Franck Gimaret, responsable Pôle Franchises-Marché des Professionnels à la Caisse d’Epargne
« Conformément à la réglementation, qui obligera tout réseau bancaire à devoir participer à la transition énergétique, la Caisse d’Épargne développe une épargne « verte » aménagée sur de plus longues durées, 7 ou 10 ans, selon 4 axes. Tout d’abord, le financement des travaux relatifs à l’amélioration de l’efficacité énergétique des bâtiments, tels que l’isolation du local commercial, du ressort du franchisé et non du concept.
Ensuite les investissements pour créer de l’énergie, comme les panneaux photovoltaïques.
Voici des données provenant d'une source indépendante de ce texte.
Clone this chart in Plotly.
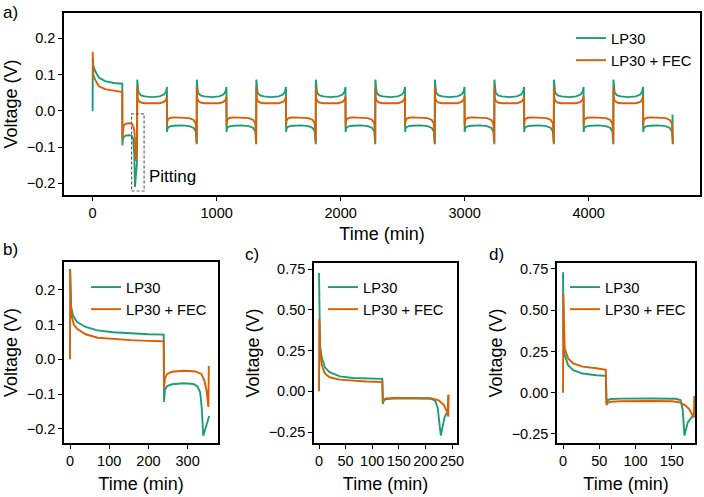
import plotly.graph_objects as go

TEAL = "#1B9E77"
ORANGE = "#D95F02"
FONT = "Liberation Sans, Arial, sans-serif"
W, H = 704, 497

series_names = ["LP30", "LP30 + FEC"]

# ---------------- Panel a: long-term cycling ----------------
a_lp30_first_t = [0, 1, 5, 20, 50, 100, 170, 239, 240, 243, 250, 270, 300, 318, 328, 336, 341, 350, 357]
a_lp30_first_v = [0.0, 0.145, 0.125, 0.110, 0.092, 0.082, 0.077, 0.075, -0.095, -0.080, -0.072, -0.068, -0.067, -0.070, -0.080, -0.120, -0.210, -0.170, -0.145]
a_fec_first_t = [0, 5, 20, 50, 100, 170, 239, 240, 243, 250, 270, 300, 318, 330, 338, 344, 350, 358]
a_fec_first_v = [0.163, 0.100, 0.086, 0.068, 0.060, 0.055, 0.052, -0.078, -0.050, -0.040, -0.035, -0.034, -0.036, -0.045, -0.060, -0.090, -0.138, -0.100]

# steady half-cycle profiles (minutes from start of each 240-min step)
a_half_rel_t = [0, 3, 10, 30, 60, 120, 180, 215, 232, 239]
a_lp30_pos_v = [0.086, 0.060, 0.050, 0.043, 0.040, 0.038, 0.040, 0.045, 0.053, 0.066]
a_fec_pos_v = [0.066, 0.036, 0.028, 0.023, 0.021, 0.020, 0.021, 0.025, 0.031, 0.040]
a_lp30_neg_v = [-0.058, -0.050, -0.045, -0.042, -0.041, -0.040, -0.042, -0.047, -0.057, -0.092]
a_fec_neg_v = [-0.040, -0.028, -0.022, -0.019, -0.018, -0.018, -0.020, -0.025, -0.035, -0.088]
a_half_starts = [360, 600, 840, 1080, 1320, 1560, 1800, 2040, 2280, 2520,
                 2760, 3000, 3240, 3480, 3720, 3960, 4200, 4440]
a_half_kind = ["pos", "neg", "pos", "neg", "pos", "neg", "pos", "neg", "pos", "neg",
               "pos", "neg", "pos", "neg", "pos", "neg", "pos", "neg"]
a_lp30_end_t = [4676]
a_lp30_end_v = [-0.010]

# ---------------- Panel b ----------------
b_lp30_t = [0, 1, 3, 8, 18, 40, 70, 110, 155, 200, 239, 240, 242, 248, 260, 290, 315, 325, 332, 336, 340, 355]
b_lp30_v = [0.26, 0.20, 0.15, 0.125, 0.107, 0.093, 0.083, 0.078, 0.074, 0.072, 0.071, -0.123, -0.088, -0.077, -0.072, -0.069, -0.071, -0.078, -0.095, -0.140, -0.220, -0.163]
b_fec_t = [0, 0.5, 2, 5, 10, 18, 40, 70, 110, 155, 200, 239, 240, 242, 248, 260, 290, 320, 335, 343, 349, 353, 354]
b_fec_v = [0.0, 0.26, 0.16, 0.120, 0.100, 0.088, 0.072, 0.062, 0.058, 0.055, 0.053, 0.052, -0.085, -0.055, -0.042, -0.036, -0.033, -0.035, -0.042, -0.062, -0.095, -0.137, -0.019]

# ---------------- Panel c ----------------
c_lp30_t = [0, 0.5, 2, 5, 11, 20, 39, 64, 89, 119, 120, 122, 126, 140, 180, 210, 218, 223, 229, 236, 242, 243]
c_lp30_v = [0.725, 0.45, 0.28, 0.21, 0.147, 0.117, 0.092, 0.082, 0.078, 0.076, -0.078, -0.055, -0.048, -0.045, -0.044, -0.046, -0.055, -0.100, -0.272, -0.160, -0.120, -0.025]
c_fec_t = [0, 0.5, 2, 5, 11, 20, 39, 64, 89, 119, 120, 122, 126, 140, 180, 210, 225, 235, 241, 243, 243.5]
c_fec_v = [0.0, 0.444, 0.25, 0.162, 0.110, 0.086, 0.072, 0.064, 0.060, 0.057, -0.068, -0.050, -0.044, -0.041, -0.040, -0.042, -0.055, -0.085, -0.130, -0.155, -0.020]

# ---------------- Panel d ----------------
d_lp30_t = [0, 0.5, 2.3, 7, 14, 27, 46, 59, 60, 62, 66, 80, 120, 155, 162, 165, 167.5, 172, 178, 181]
d_lp30_v = [0.73, 0.35, 0.227, 0.167, 0.136, 0.116, 0.106, 0.102, -0.065, -0.045, -0.038, -0.036, -0.035, -0.037, -0.045, -0.100, -0.260, -0.180, -0.145, -0.130]
d_fec_t = [0, 0.5, 2.3, 7, 14, 27, 46, 59, 60, 62, 66, 80, 120, 150, 160, 168, 174, 178, 180.5, 181]
d_fec_v = [0.0, 0.60, 0.268, 0.208, 0.178, 0.158, 0.148, 0.138, -0.075, -0.060, -0.055, -0.052, -0.050, -0.052, -0.058, -0.075, -0.100, -0.130, -0.150, -0.020]

# assemble panel a from the read segments
a_lp30_t = list(a_lp30_first_t)
a_lp30_v = list(a_lp30_first_v)
a_fec_t = list(a_fec_first_t)
a_fec_v = list(a_fec_first_v)
for start, kind in zip(a_half_starts, a_half_kind):
    lp = a_lp30_pos_v if kind == "pos" else a_lp30_neg_v
    fe = a_fec_pos_v if kind == "pos" else a_fec_neg_v
    for rt, v1, v2 in zip(a_half_rel_t, lp, fe):
        a_lp30_t.append(start + rt)
        a_lp30_v.append(v1)
        a_fec_t.append(start + rt)
        a_fec_v.append(v2)
a_lp30_t += a_lp30_end_t
a_lp30_v += a_lp30_end_v

panels = [
    dict(key="a", xa="x", ya="y", leg="legend", data=[(a_lp30_t, a_lp30_v), (a_fec_t, a_fec_v)]),
    dict(key="b", xa="x2", ya="y2", leg="legend2", data=[(b_lp30_t, b_lp30_v), (b_fec_t, b_fec_v)]),
    dict(key="c", xa="x3", ya="y3", leg="legend3", data=[(c_lp30_t, c_lp30_v), (c_fec_t, c_fec_v)]),
    dict(key="d", xa="x4", ya="y4", leg="legend4", data=[(d_lp30_t, d_lp30_v), (d_fec_t, d_fec_v)]),
]

fig = go.Figure()
for p in panels:
    for (t, v), name, col in zip(p["data"], series_names, [TEAL, ORANGE]):
        fig.add_trace(go.Scatter(
            x=t, y=v, mode="lines", name=name,
            line=dict(color=col, width=1.9),
            xaxis=p["xa"], yaxis=p["ya"], legend=p["leg"], showlegend=True,
        ))

def px_x(px):
    return px / W

def px_y(py):
    return 1 - py / H

tickfont = dict(family=FONT, size=14.5, color="black")
titlefont = dict(family=FONT, size=18, color="black")

axis_common = dict(
    showline=True, linecolor="black", linewidth=1.5, mirror=True,
    ticks="outside", ticklen=4, tickwidth=1.2, tickcolor="black",
    showgrid=False, zeroline=False, tickfont=tickfont, automargin=False,
)

# domains in pixel space
dom = {
    "a": ((64, 700), (13, 195)),
    "b": ((64, 218), (262, 443)),
    "c": ((314, 457), (263, 443)),
    "d": ((557, 695), (263, 443)),
}
xranges = {"a": [-231, 4898], "b": [-15.3, 377.5], "c": [-9.4, 259.4], "d": [-8.3, 182]}
yranges = {"a": [-0.232, 0.270], "b": [-0.241, 0.280], "c": [-0.317, 0.787], "d": [-0.305, 0.786]}
xticks = {"a": [0, 1000, 2000, 3000, 4000], "b": [0, 100, 200, 300],
          "c": [0, 50, 100, 150, 200, 250], "d": [0, 50, 100, 150]}
yticks = {"a": [-0.2, -0.1, 0.0, 0.1, 0.2], "b": [-0.2, -0.1, 0.0, 0.1, 0.2],
          "c": [-0.25, 0.0, 0.25, 0.5, 0.75], "d": [-0.25, 0.0, 0.25, 0.5, 0.75]}
yfmt = {"a": ".1f", "b": ".1f", "c": ".2f", "d": ".2f"}
xstandoff = {"a": 7, "b": 9, "c": 9, "d": 9}

layout = dict(
    template="none",
    width=W, height=H, margin=dict(l=0, r=0, t=0, b=0, autoexpand=False),
    paper_bgcolor="white", plot_bgcolor="white",
    font=dict(family=FONT, color="black"),
)
for i, p in enumerate(panels):
    k = p["key"]
    suffix = "" if i == 0 else str(i + 1)
    (x0, x1), (y0, y1) = dom[k]
    layout["xaxis" + suffix] = dict(
        axis_common, domain=[px_x(x0), px_x(x1)], range=xranges[k],
        tickvals=xticks[k], anchor="y" + suffix,
        title=dict(text="Time (min)", font=titlefont, standoff=xstandoff[k]),
    )
    layout["yaxis" + suffix] = dict(
        axis_common, domain=[px_y(y1), px_y(y0)], range=yranges[k],
        tickvals=yticks[k], tickformat=yfmt[k], anchor="x" + suffix,
        title=dict(text="Voltage (V)", font=titlefont, standoff=4),
    )

legfont = dict(family=FONT, size=14.7, color="black")
leg_pos = {"legend": (571, 22), "legend2": (86, 271), "legend3": (323, 271), "legend4": (565, 271)}
for lk, (lx, ly) in leg_pos.items():
    layout[lk] = dict(
        x=px_x(lx), y=px_y(ly), xanchor="left", yanchor="top",
        bgcolor="rgba(0,0,0,0)", borderwidth=0, font=legfont,
        itemwidth=30, tracegroupgap=0,
    )

fig.update_layout(**layout)

# Pitting marker on panel a
fig.add_shape(type="rect", xref="x", yref="y", x0=314, x1=415, y0=-0.221, y1=-0.008,
              line=dict(color="#606060", width=1.2, dash="3px,2px"), fillcolor="rgba(0,0,0,0)")
fig.add_annotation(x=438, y=-0.182, xref="x", yref="y", text="Pitting", showarrow=False,
                   xanchor="left", yanchor="middle", font=dict(family=FONT, size=17, color="black"))

# panel letters
for lab, (lx, ly) in {"a)": (1, 13), "b)": (1, 250), "c)": (243, 254), "d)": (487, 254)}.items():
    fig.add_annotation(x=px_x(lx), y=px_y(ly), xref="paper", yref="paper", text=lab,
                       showarrow=False, xanchor="left", yanchor="middle",
                       font=dict(family=FONT, size=17, color="black"))

fig.write_html(
    "out.html",
    config={"displayModeBar": False},
    post_script="document.body.style.margin='0';document.body.style.overflow='hidden';",
)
Puis, la prise en charge du matériel nécessaire à la réduction de l’impact environnemental de la production ou de la distribution, tels que des machines-outils, des chambres réfrigérées ou vitrines frigorifiques à basse consommation d’énergie. Enfin, la transformation de la flotte de véhicules en électrique ou hybride, voire l’installation des bornes de rechargement.
Le crédit-bail ou longue durée s’avère complémentaire de cette solution : les technologies avancent tellement vite qu’il est peut-être préférable de changer de véhicule par contrat plutôt que de chercher à le revendre, avec un risque de perte de valeur. »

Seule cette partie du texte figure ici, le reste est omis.